Yes, I occasionally write stuff in Perl, but I don't use any of the funky streamlined grammatical constructs that make the code horrendous to try to read through if you go back and have to maintain it, which also means that I don't usually gain a whole lot by writing my code in Perl except that I can be sloppy and it doesn't care, which IMHO is A Bad Thing. If possible, I will rewrite the thing in C or as a Java servlet, which just makes it much easier to maintain since there's ONLY ONE way to do it in those languages and you have to do it THAT WAY; when you see a statement in C or Java, you can figure out what it means and it can only mean one thing. Not like Perl... *shudder*
Personally I think Perl should be considered a "non-rewriteable" language; kind of the programming equivalent to a CD-R. Once the program is out there and has been running unmaintained for a while, don't even think about modifying it! If you need to do something else, write a new program because it'll probably be faster than trying to figure out what you did with the old program, and will almost certainly be faster than trying to find out what someone else has done in their Perl program.

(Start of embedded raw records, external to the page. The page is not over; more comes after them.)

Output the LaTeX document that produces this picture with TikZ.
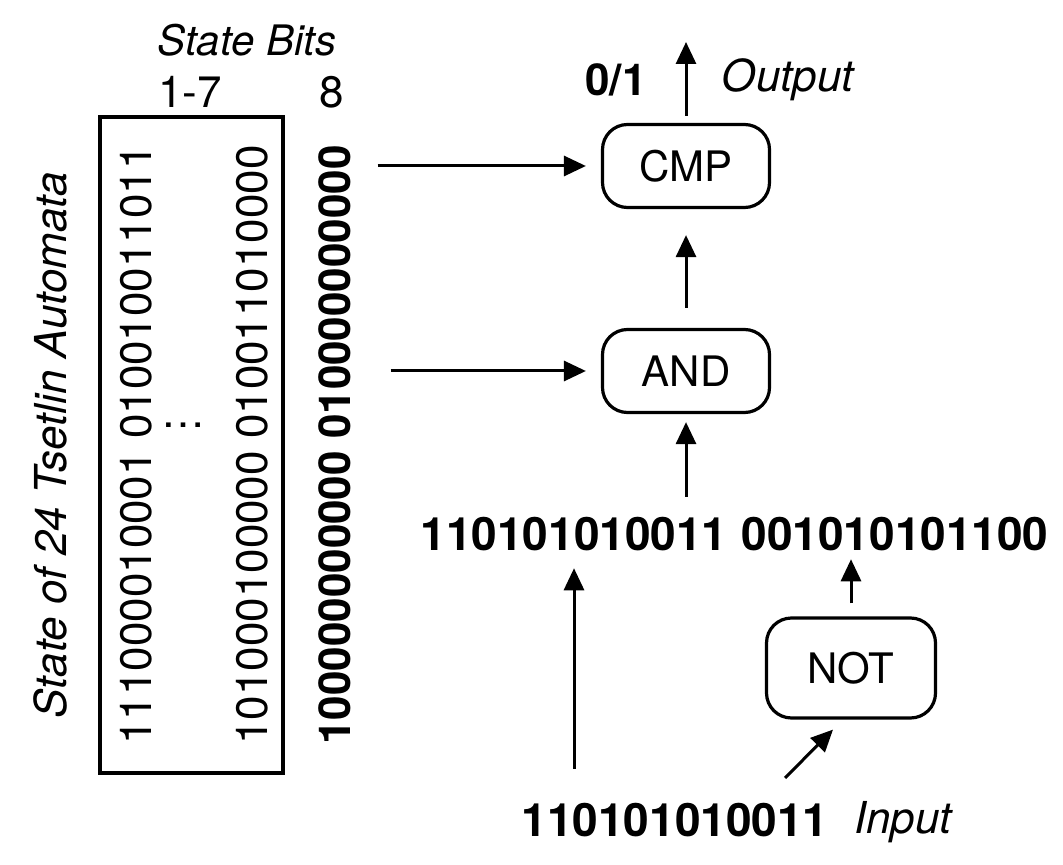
\documentclass[tikz,border=0pt]{standalone}
\usepackage{fontspec}
\setmainfont{TeX Gyre Heros}
\usetikzlibrary{arrows.meta,positioning}
\tikzset{gate/.style={draw,line width=1.6pt,rounded corners=12.5pt,minimum width=83.5pt,minimum height=41.5pt,inner sep=0pt},flow/.style={-{Triangle[length=11pt,width=10pt]},line width=1.5pt},bits/.style={font=\fontsize{23}{26}\selectfont\bfseries},slant/.style={font=\fontsize{22}{26}\selectfont\itshape}}

\begin{document}
\begin{tikzpicture}[x=0.5pt,y=-0.5pt,inner sep=0pt,font=\fontsize{22}{26}\selectfont]
\useasboundingbox (0,0) rectangle (1063,865);
% memory of the automata
\node[slant,font=\fontsize{21}{25}\selectfont\itshape] (title) at (247,40) {State Bits};
\node (low) at (190,92) {1-7};
\node (high) at (332,92) {8};
\node[draw,line width=1.75pt,minimum width=91.5pt,minimum height=328pt] (states) at (191.5,445) {};
\node[rotate=90] (colA) at (136,445) {111000010001 010010011011};
\node[rotate=90] (colB) at (252,445) {101000100000 010011010000};
\node[rotate=90,bits,font=\fontsize{22}{26}\selectfont\bfseries] (colC) at (335,445) {100000000000 010000000000};
\node (dots) at (183,425) {\dots};
\node[rotate=90,slant] (side) at (50,445) {State of 24 Tsetlin Automata};
% clause logic
\node[gate,font=\fontsize{21}{25}\selectfont] (cmp) at (686,166) {CMP};
\node[gate,font=\fontsize{21}{25}\selectfont] (and) at (686,371) {AND};
\node[gate,minimum width=84.5pt,minimum height=50pt,font=\fontsize{21}{25}\selectfont] (not) at (851,668) {NOT};
\node[bits,font=\fontsize{22}{26}\selectfont\bfseries] (res) at (616,80) {0/1};
\node[slant] (outlbl) at (788,80) {Output};
\node[bits] (bitsA) at (574,534) {110101010011};
\node[bits] (bitsB) at (895,534) {001010101100};
\node[bits] (inbits) at (675,820) {110101010011};
\node[slant] (inlbl) at (903,822) {Input};
\coordinate (exit) at (686,42);
\coordinate (feed) at (785,778);
\draw[flow,shorten <=13pt,shorten >=7.5pt] (colC.south |- cmp) -- (cmp.west);
\draw[flow,shorten <=19.5pt,shorten >=7.5pt] (colC.south |- and) -- (and.west);
\draw[flow,shorten <=3.5pt] (cmp.north) -- (exit);
\draw[flow,shorten <=10pt,shorten >=13pt] (and) -- (cmp);
\draw[flow,shorten <=10pt,shorten >=4pt] (bitsA.north -| and) -- (and.south);
\draw[flow,shorten <=6.5pt,shorten >=4pt] (not.north) -- (not.north |- bitsB.south);
\draw[flow,shorten <=17pt,shorten >=8.5pt] (inbits.north -| bitsA) -- (bitsA.south);
\draw[flow] (feed) -- ([xshift=-9pt,yshift=-5pt]not.south);
\end{tikzpicture}
\end{document}
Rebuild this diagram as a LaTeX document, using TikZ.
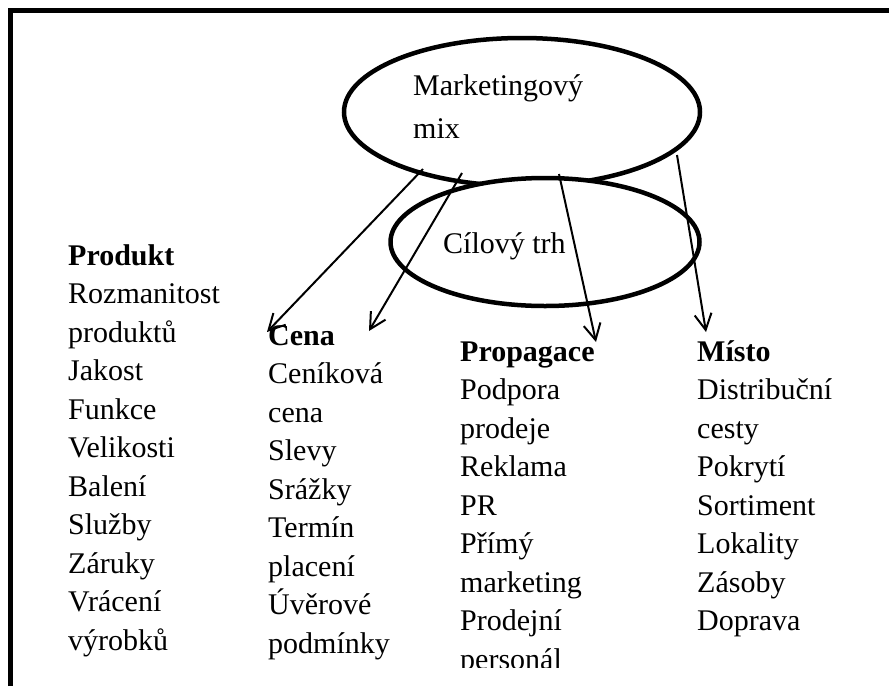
\documentclass[tikz,border=0pt]{standalone}
\usepackage{fontspec}
\setmainfont{Liberation Serif}
\usetikzlibrary{arrows.meta,shapes.geometric}
\begin{document}
\begin{tikzpicture}[x=1pt,y=-1pt,
  txt/.style={anchor=base west,inner sep=0pt,font=\fontsize{30}{36}\selectfont},
  hd/.style={anchor=base west,inner sep=0pt,font=\fontsize{30}{36}\selectfont\bfseries},
  oval/.style={ellipse,draw,line width=4.5pt,inner sep=0pt},
  arr/.style={-{Straight Barb[length=16pt,width=17pt,line width=2pt]},line width=2pt}]
\useasboundingbox (0,0) rectangle (889,686);
\fill[white] (0,0) rectangle (889,686);
\draw[line width=5.5pt] (10.5,686) -- (10.5,10.5) -- (889,10.5);
% ovals
\node[oval,minimum width=356pt,minimum height=148pt] (mix) at (522,112) {};
\node[oval,fill=white,minimum width=309pt,minimum height=128pt] (trh) at (545,242) {};
\node[txt] (mixt1) at (413,95) {Marketingový};
\node[txt] (mixt2) at (413,138) {mix};
\node[txt] (trht) at (443,253) {Cílový trh};
% Produkt
\node[hd] (prodh) at (68,265) {Produkt};
\foreach \t [count=\i] in {Rozmanitost,produktů,Jakost,Funkce,Velikosti,Balení,Služby,Záruky,Vrácení,výrobků}
  \node[txt] (prod\i) at (68,{265+38.5*\i}) {\t};
% Cena
\node[hd] (cenah) at (268,345) {Cena};
\foreach \t [count=\i] in {Ceníková,cena,Slevy,Srážky,Termín,placení,Úvěrové,podmínky}
  \node[txt] (cena\i) at (268,{345+38.5*\i}) {\t};
% Propagace
\begin{scope}
\clip (440,300) rectangle (690,667);
\node[hd] (proph) at (460,361) {Propagace};
\foreach \t [count=\i] in {Podpora,prodeje,Reklama,PR,Přímý,marketing,Prodejní,personál}
  \node[txt] (prop\i) at (460,{361+38.5*\i}) {\t};
\end{scope}
% Misto
\node[hd] (misth) at (697,361) {Místo};
\foreach \t [count=\i] in {Distribuční,cesty,Pokrytí,Sortiment,Lokality,Zásoby,Doprava}
  \node[txt] (mist\i) at (697,{361+38.5*\i}) {\t};
% arrows
\coordinate (a1s) at (423,169); \coordinate (a1e) at (267,332);
\coordinate (a2s) at (462,173); \coordinate (a2e) at (369,331);
\coordinate (a3s) at (559,174); \coordinate (a3e) at (596,342);
\coordinate (a4s) at (677,155); \coordinate (a4e) at (706,332);
\draw[arr] (a1s) -- (a1e);
\draw[arr] (a2s) -- (a2e);
\draw[arr] (a3s) -- (a3e);
\draw[arr] (a4s) -- (a4e);
\end{tikzpicture}
\end{document}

In small shops where a piece of code might have to be banged out for something quick-and-dirty and never looked at again, do it with Perl. If you're going to try to write something that will need to be maintained and changed and worked on by many people, you either have to make sure those people are going to be VERY CAREFUL and VERY RESTRAINED in their programmin, or just don't even do it with Perl - it will quickly become unmaintainable.